The next question is, will I be able to do it if anyone else is actually there…
The Western Cape Hotel at the Arabella Estate has gathered something of a profile over the last few years, the celebrity-laden Nelson Mandela Invitational golf tournament giving plenty of focus to a luxury hotel flanked by one of the country’s outstanding golf courses (Compleat Golfer magazine ranks it firmly in South Africa’s top five).
But beyond the immaculate sculpting of the course, and the imposing visage of a hotel that looms above the lagoon, lies a top-class spa that pays tribute to the German ownership of the Arabella group, by making much of it clothing-optional.
This could mean, of course, that you arrive to the aesthetically acceptable sight of the Swedish ladies beach volleyball team striding from brine pool to steam room in natural splendour; alternatively, you could come upon a tour group of Bavarian pensioners revelling in the chance to break free from their lederhosen.
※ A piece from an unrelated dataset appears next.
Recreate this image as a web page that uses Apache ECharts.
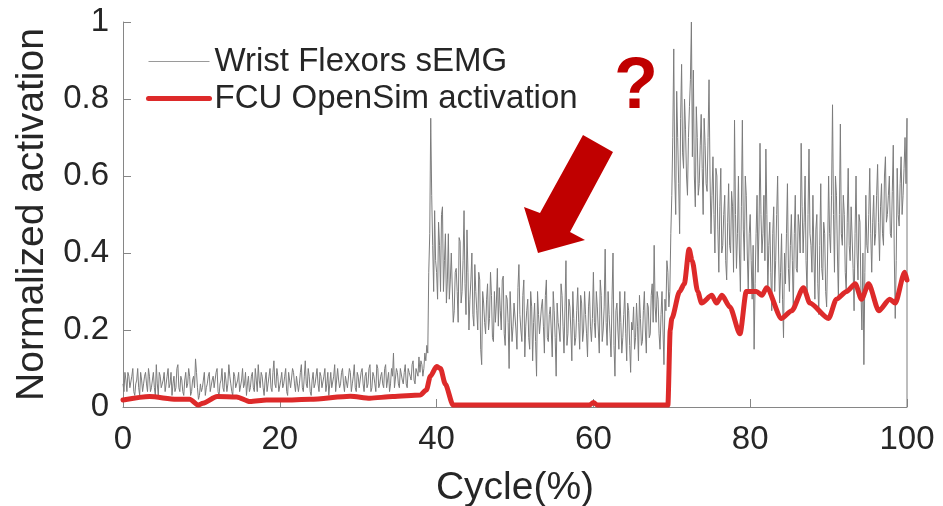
<!DOCTYPE html>
<html><head><meta charset="utf-8">
<script src="https://cdn.jsdelivr.net/npm/echarts@6/dist/echarts.min.js"></script>
<style>html,body{margin:0;padding:0;background:#fff}#c{width:943px;height:506px}</style>
</head><body><div id="c"></div>
<script>
// sEMG samples on the 0.25 % grid (x = i*0.25, 0..100)
const semgStep = 0.25;
const semg = [
0.06,0.09,0.04,0.08,0.05,0.1,0.03,0.07,0.05,0.09,0.04,0.08,0.06,0.1,0.04,0.07,0.05,0.11,0.03,0.08,
0.05,0.09,0.04,0.1,0.06,0.03,0.08,0.05,0.11,0.04,0.07,0.03,0.09,0.06,0.08,0.04,0.08,0.125,0.05,0.03,
0.04,0.07,0.03,0.06,0.09,0.04,0.08,0.05,0.1,0.03,0.07,0.05,0.09,0.04,0.11,0.06,0.03,0.08,0.05,0.09,
0.04,0.1,0.06,0.03,0.08,0.05,0.09,0.04,0.07,0.11,0.05,0.08,0.03,0.09,0.06,0.1,0.04,0.12,0.05,0.08,
0.04,0.09,0.06,0.1,0.03,0.07,0.05,0.09,0.04,0.08,0.06,0.11,0.04,0.12,0.05,0.08,0.03,0.09,0.06,0.1,
0.04,0.08,0.05,0.1,0.06,0.03,0.09,0.05,0.11,0.04,0.07,0.06,0.1,0.04,0.08,0.05,0.09,0.06,0.11,0.04,
0.08,0.05,0.1,0.04,0.09,0.06,0.11,0.05,0.08,0.04,0.1,0.06,0.09,0.05,0.11,0.07,0.04,0.1,0.14,0.05,
0.09,0.05,0.1,0.06,0.11,0.05,0.09,0.07,0.12,0.06,0.1,0.13,0.12,0.08,0.14,0.16,0.35,0.75,0.42,0.51,
0.35,0.48,0.3,0.52,0.38,0.27,0.45,0.33,0.4,0.25,0.36,0.22,0.43,0.3,0.51,0.24,0.35,0.28,0.4,0.21,
0.3,0.2,0.33,0.11,0.27,0.19,0.32,0.23,0.29,0.17,0.22,0.36,0.31,0.2,0.34,0.16,0.28,0.1,0.3,0.21,
0.27,0.15,0.37,0.2,0.29,0.13,0.25,0.18,0.3,0.12,0.27,0.08,0.24,0.19,0.28,0.14,0.33,0.17,0.26,0.13,
0.25,0.08,0.22,0.17,0.29,0.14,0.38,0.19,0.26,0.12,0.23,0.18,0.31,0.15,0.27,0.2,0.24,0.13,0.3,0.17,
0.35,0.18,0.26,0.14,0.29,0.2,0.41,0.16,0.24,0.13,0.4,0.08,0.27,0.15,0.22,0.18,0.3,0.12,0.25,0.09,
0.2,0.15,0.27,0.12,0.23,0.17,0.3,0.14,0.26,0.19,0.32,0.42,0.22,0.28,0.15,0.3,0.11,0.25,0.35,0.3,
0.55,0.93,0.5,0.7,0.45,0.89,0.62,0.72,0.55,0.78,1.0,0.875,0.52,0.7,0.58,0.76,0.5,0.68,0.56,0.85,
0.45,0.65,0.4,0.6,0.35,0.62,0.42,0.55,0.33,0.58,0.4,0.52,0.745,0.36,0.6,0.3,0.745,0.38,0.55,0.3,
0.5,0.28,0.15,0.45,0.35,0.685,0.4,0.55,0.67,0.3,0.48,0.25,0.52,0.38,0.6,0.27,0.45,0.18,0.32,0.58,
0.3,0.5,0.25,0.55,0.35,0.47,0.685,0.4,0.6,0.3,0.67,0.42,0.55,0.28,0.5,0.24,0.58,0.33,0.45,0.26,
0.6,0.4,0.785,0.35,0.55,0.28,0.735,0.42,0.5,0.3,0.62,0.38,0.52,0.25,0.6,0.33,0.48,0.2,0.11,0.55,
0.4,0.62,0.35,0.55,0.45,0.63,0.38,0.58,0.42,0.65,0.5,0.6,0.44,0.68,0.23,0.62,0.47,0.65,0.55,0.7,
0.75
];
// sEMG samples in between (x = 0.125 + i*0.25)
const semgMid = [
0.04,0.07,0.09,0.05,0.08,0.04,0.06,0.1,0.03,0.07,0.06,0.09,0.04,0.08,0.05,0.09,0.03,0.06,0.09,0.05,
0.07,0.04,0.08,0.05,0.09,0.06,0.04,0.1,0.05,0.08,0.04,0.07,0.05,0.1,0.03,0.07,0.05,0.09,0.02,0.06,
0.05,0.09,0.05,0.08,0.04,0.07,0.05,0.09,0.04,0.06,0.1,0.04,0.07,0.06,0.08,0.04,0.09,0.05,0.07,0.04,
0.07,0.05,0.09,0.06,0.04,0.08,0.05,0.1,0.04,0.07,0.09,0.05,0.07,0.04,0.08,0.05,0.09,0.06,0.1,0.04,
0.07,0.05,0.08,0.04,0.09,0.05,0.1,0.06,0.08,0.04,0.09,0.05,0.08,0.06,0.1,0.04,0.07,0.05,0.08,0.06,
0.09,0.05,0.08,0.04,0.09,0.06,0.05,0.08,0.04,0.1,0.05,0.09,0.06,0.08,0.05,0.1,0.04,0.08,0.05,0.09,
0.05,0.09,0.06,0.08,0.05,0.1,0.04,0.09,0.06,0.11,0.05,0.08,0.06,0.1,0.05,0.09,0.06,0.08,0.05,0.1,
0.06,0.1,0.07,0.09,0.06,0.1,0.08,0.11,0.07,0.1,0.08,0.09,0.11,0.1,0.12,0.14,0.45,0.55,0.3,0.38,
0.28,0.42,0.5,0.3,0.45,0.33,0.28,0.4,0.22,0.35,0.3,0.44,0.27,0.38,0.32,0.46,0.2,0.33,0.24,0.37,
0.25,0.35,0.15,0.3,0.22,0.28,0.2,0.35,0.18,0.3,0.27,0.21,0.25,0.33,0.19,0.29,0.22,0.3,0.17,0.27,
0.2,0.31,0.24,0.17,0.33,0.21,0.28,0.15,0.26,0.22,0.17,0.3,0.19,0.26,0.21,0.29,0.18,0.24,0.2,0.3,
0.18,0.27,0.2,0.32,0.21,0.26,0.16,0.28,0.2,0.3,0.16,0.25,0.22,0.29,0.17,0.3,0.19,0.26,0.21,0.23,
0.22,0.3,0.2,0.33,0.17,0.26,0.22,0.3,0.19,0.28,0.16,0.25,0.2,0.3,0.14,0.24,0.19,0.27,0.16,0.22,
0.26,0.18,0.21,0.29,0.16,0.25,0.2,0.27,0.18,0.29,0.22,0.26,0.3,0.19,0.24,0.2,0.28,0.38,0.26,0.45,
0.7,0.6,0.82,0.58,0.75,0.66,0.8,0.6,0.7,0.85,0.65,0.6,0.78,0.55,0.68,0.62,0.75,0.58,0.7,0.6,
0.55,0.5,0.62,0.46,0.52,0.4,0.5,0.38,0.48,0.42,0.56,0.35,0.5,0.45,0.4,0.52,0.46,0.6,0.4,0.45,
0.38,0.42,0.32,0.55,0.47,0.5,0.45,0.38,0.5,0.42,0.35,0.45,0.3,0.5,0.4,0.35,0.28,0.4,0.45,0.36,
0.42,0.38,0.45,0.36,0.5,0.4,0.52,0.48,0.38,0.5,0.45,0.35,0.4,0.46,0.32,0.42,0.36,0.48,0.3,0.4,
0.45,0.55,0.5,0.6,0.4,0.5,0.45,0.55,0.35,0.48,0.42,0.52,0.36,0.45,0.4,0.5,0.3,0.4,0.35,0.42,
0.5,0.45,0.48,0.42,0.55,0.48,0.52,0.45,0.6,0.48,0.55,0.45,0.56,0.4,0.38,0.5,0.58,0.5,0.62,0.58
];
const semgEndValue = 0; // trace drops to 0 at 100 %

// FCU OpenSim activation
const actX = [0,3.4,6.8,8.5,9.6,10.2,12,14.5,16.2,18.3,20.4,23.9,29,31.5,34.4,37.9,38.7,39.2,40.0,40.5,41.1,42.1,59.5,60,60.5,69.5,69.8,70,71,71.6,72.2,72.6,73.3,73.8,75.1,75.7,76.4,77.4,78.7,79.5,80.8,81.5,82.1,84,85.3,86.8,87.6,90,91,92.3,93.4,94.2,95.1,96.4,97.8,98.5,99.7,100];
const actY = [0.018,0.027,0.02,0.02,0.005,0.01,0.027,0.026,0.014,0.018,0.018,0.02,0.028,0.023,0.027,0.031,0.044,0.08,0.105,0.1,0.06,0.005,0.005,0.012,0.005,0.005,0.2,0.23,0.3,0.32,0.41,0.38,0.3,0.27,0.29,0.27,0.29,0.26,0.19,0.30,0.30,0.29,0.31,0.23,0.25,0.31,0.27,0.23,0.28,0.30,0.32,0.28,0.32,0.25,0.28,0.27,0.35,0.33];

const names = ['Wrist Flexors sEMG','FCU OpenSim activation'];
const GRAY = '#7c7c7c', LEGEND_GRAY = '#9a9a9a', RED = '#dd2a2a';

const semgData = [];
for (let i = 0; i < semgMid.length; i++) {
  semgData.push([i*semgStep, semg[i]]);
  semgData.push([i*semgStep + semgStep/2, semgMid[i]]);
}
semgData.push([100, semg[semg.length-1]]);
semgData.push([100, semgEndValue]);
const actData = actX.map((x,i)=>[x, actY[i]]);

const FONT = "'Liberation Sans', Arial, Helvetica, sans-serif";
const chart = echarts.init(document.getElementById('c'));
chart.setOption({
  animation:false,
  backgroundColor:'#fff',
  grid:{left:123,right:36,top:22,bottom:99,containLabel:false,outerBoundsMode:'none'},
  legend:{
    orient:'vertical', left:146, top:45, padding:0, itemWidth:61, itemHeight:12, itemGap:4,
    itemStyle:{opacity:0},
    textStyle:{fontFamily:FONT,fontSize:33,lineHeight:33,color:'#262626'},
    data:[
      {name:names[0], lineStyle:{width:1.2,color:LEGEND_GRAY}},
      {name:names[1], lineStyle:{width:5,color:RED}}
    ]
  },
  xAxis:{
    type:'value', min:0, max:100, interval:20,
    axisLine:{lineStyle:{color:'#868686',width:1}},
    axisTick:{inside:true,length:8,lineStyle:{color:'#868686'}},
    splitLine:{show:false},
    axisLabel:{fontFamily:FONT,fontSize:33,color:'#262626',margin:16},
    name:'Cycle(%)', nameLocation:'middle', nameGap:62,
    nameTextStyle:{fontFamily:FONT,fontSize:39,color:'#262626'}
  },
  yAxis:{
    type:'value', min:0, max:1, interval:0.2,
    axisLine:{show:true,lineStyle:{color:'#868686',width:1}},
    axisTick:{show:true,inside:true,length:8,lineStyle:{color:'#868686'}},
    splitLine:{show:false},
    axisLabel:{fontFamily:FONT,fontSize:33,color:'#262626',margin:14},
    name:'Normalized activation', nameLocation:'middle', nameGap:66,
    nameTextStyle:{fontFamily:FONT,fontSize:39,color:'#262626'}
  },
  series:[
    {name:names[0],type:'line',data:semgData,showSymbol:false,symbol:'none',
     lineStyle:{color:GRAY,width:1},itemStyle:{color:GRAY},z:2},
    {name:names[1],type:'line',data:actData,showSymbol:false,symbol:'none',
     smooth:0.25,smoothMonotone:'x',
     lineStyle:{color:RED,width:5,join:'round',cap:'round'},itemStyle:{color:RED},z:3}
  ],
  graphic:[
    {type:'polygon',shape:{points:[[583,135],[613,152],[570,232],[585,240],[538,253],[524,207],[540,213]]},
     style:{fill:'#c00000'},z:10},
    {type:'text',x:636,y:88,style:{text:'?',font:"bold 72px "+FONT,fill:'#c00000',align:'center',verticalAlign:'middle'},z:10}
  ]
});
</script></body></html>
It can be a slightly disconcerting prospect to those not schooled in the ways of European liberalism, but with the hotel attracting large numbers of tourists from the continent it’s an approach that clearly finds favour.
Not that you have to opt for what most South Africans would probably feel is more than a touch of exhibitionism — Roman skirts are on offer to provide a little modesty if required, and there are plenty of standard spa options that don’t carry the threat of stumbling upon octogenarian nudity. A full range of treatment rooms and massage options complete a most comprehensive spa facility — and that’s only part of one of the Cape’s finest luxury escape holes.
"The beauty of the course is undeniable"
The course at Arabella is a work of art. Both nines fall down to and finish around the lagoon beneath the hotel; including the eighth, a towering par-five that descends gloriously to a green well below the high-altitude tee box. Peter Matkovich’s exquisite design is not forgiving though, and if the wind gets up — as it so frequently does — you can face 18 soul-destroying holes. Regardless, the raw beauty of the course is undeniable, and Scottish professional Andrew Coltart rates eight and nine and 17 and 18 as comparable to any of the best closing holes he’s played on the European Tour.
The course also has a fantastic clubhouse in which to either celebrate a great round, or seek refuge from the elements — the Arabella group includes the Paulaner Brauhaus at the Waterfront, and so German Weisbier (best said in a thick German accent) awaits on tap; a revitalising tonic indeed.
There are also two excellent restaurants in the hotel, and a cigar lounge and bar upstairs that by day offer a great platform to take in the view over the lagoon, and by night have a habit of keeping you from your room slightly longer than anticipated.
But what a room when you get there. If the spa is designed for Germans, then the beds are made for Americans, vast affairs that could house the better part of a rugby team. Soft browns and greys offset plenty of white in a room that offers the ability to watch television while lounging in the bath with a glass of wine... or bottle; why the hell not. Throw in balconies overlooking either the pool area, golf course or lagoon and you’ve got a first-class getaway.
And one which I’ll be returning to later in the year, for the golf, and the Weisbier, and the luxuriant rooms. But will I brave a communal spell sans wardrobe? Perhaps; seeing as rumour has it Spanish actress Ines Sastre will be back for the Nelson Mandela Invitational, and possibly supermodel Jodie Kidd. Should I bump into one of them in the steam room, then so be it — just their lucky day, I reckon.